Почти ни о ком из наших преподавателей за все восемь проведенных в гимназии лет у меня не сохранилось доброго воспоминания. В сущности говоря, это были не преподаватели, не учителя, старавшиеся разбудить и найти в детских душах живое, заинтересовать их чем-нибудь новым и интересным, раздвинуть их духовные и душевные горизонты, а – чиновники! Они преподавали, потому что получали за это каждое 20-е число жалованье, мы ходили в гимназию, потому что это от нас требовали наши родители. Но они ничем духовным не были связаны с нами, мы ничем не были привязаны к ним.

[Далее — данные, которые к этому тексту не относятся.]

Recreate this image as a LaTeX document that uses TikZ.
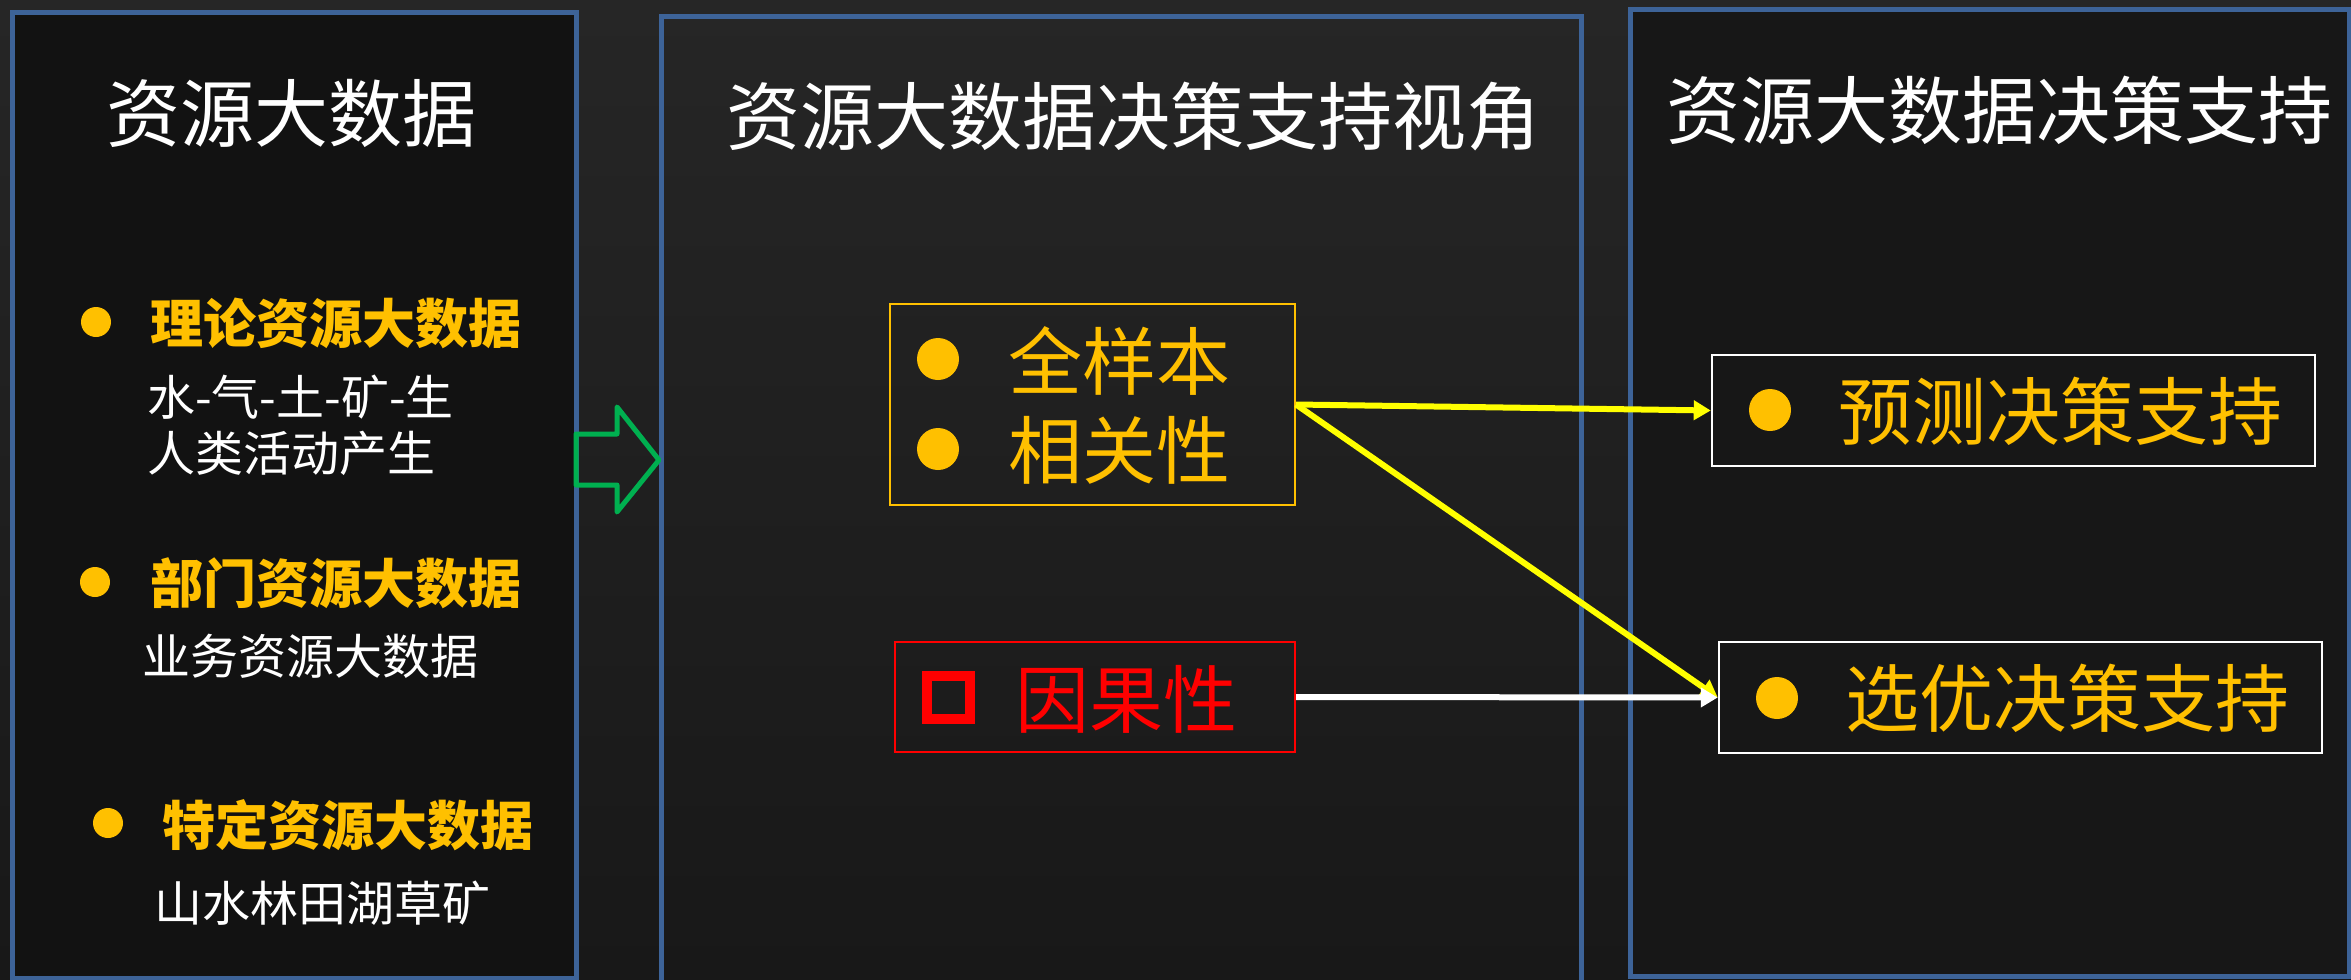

Недаром и носили они чиновничьи мундиры с металлическими пуговицами, как носят все чиновники, да и мы все были в форменных серых курточках, – не то какие-то арестанты, не то солдаты.
Они старались нас поймать врасплох и спрашивали, когда мы этого не ожидали и к уроку не подготовились, мы всеми способами старались отделаться от учения и прибегали к подглядыванию, списыванию у соседа, подсказыванию, подстрочникам.
Когда я теперь оглядываюсь на это далекое прошлое, мне самому кажется изумительным подбор наших учителей, наставников и воспитателей. То была, действительно, настоящая кунсткамера!
Начну с директора. Фамилия его была Лавровский (Лука Лаврентьевич). У него был нос крючком и большие круглые очки. Поэтому мы его звали не только Лука, но еще и Совой, на которую он, действительно, походил. На шее его, немного пониже галстука, всегда висел орден. Это был огромный мужчина, с большим круглым животом, который он выпячивал вперед. Медленно и величественно передвигался он по коридору, в то время как все гимназисты в ужасе от него шарахались во все стороны, а при неизбежной встрече быстро шаркали ногой, кланялись и бежали дальше – только бы он для чего-нибудь не задержал…
Временами он исподтишка подглядывал в маленькие оконца, которые специально для этого – как в тюрьме! – были прорезаны в дверях каждой классной комнаты на высоте человеческого роста. Если он видел непорядок, то входил в класс – и тогда на наши головы обрушивались гром и молния. Мы его боялись и не понимали – он нам казался чем-то вроде живущего где-то далеко на Олимпе Зевса-громовержца. За всю гимназию я не слышал от него ни одного приветливого, не говорю уже ласкового слова, никто из нас никогда не видел на его лице улыбки – всегда он был для нас в грозе и буре.
От самого главного перейду к самому незначительному – нашему классному надзирателю, который следил за нашим поведением, – должность не столько педагогическая, сколько административная, даже полицейская. По своему положению он был к нам ближе всех других педагогов, так как целый день неотрывно наблюдал за нами, он был нашим «воспитателем».
Звали его Николай Петрович Кудрявцев, но мы его, за глаза конечно, звали пренебрежительно Николаха. У него была большая, всегда неопрятная рыжая борода, в одном из карманов его форменного мундира сзади торчала большая французская булка с колбасой, из другого – выглядывала толстая книжка журнала «Русская мысль». А в руках – записная книжка, куда он записывал преступников. Обычно, на последнем уроке, дверь открывалась, и на пороге появлялся Николаха. Он открывал огромную кондуитную книгу, куда переписывал из своей записной книжки провинившихся, и громко читал список тех, кто должен был в наказание остаться в классе после уроков (на один или на два часа), при этом Николаха неизменно добавлял: «Особых приглашений не будет». И после этого громко захлопывал книгу. Никаким уважением он у нас не пользовался.
Нашим классным наставником был Петр Андреевич Виноградов – тот самый, который так предательски расправился с шалунами, запачкавшими жеваной промокашкой потолок. Чем-то он напоминал нам директора, и мы его тоже терпеть не могли. У него была манера издавать губами, перед тем как сказать что-нибудь важное, трубные звуки, и поэтому мы дали ему очень неблагозвучную кличку, привести которую я здесь не решаюсь.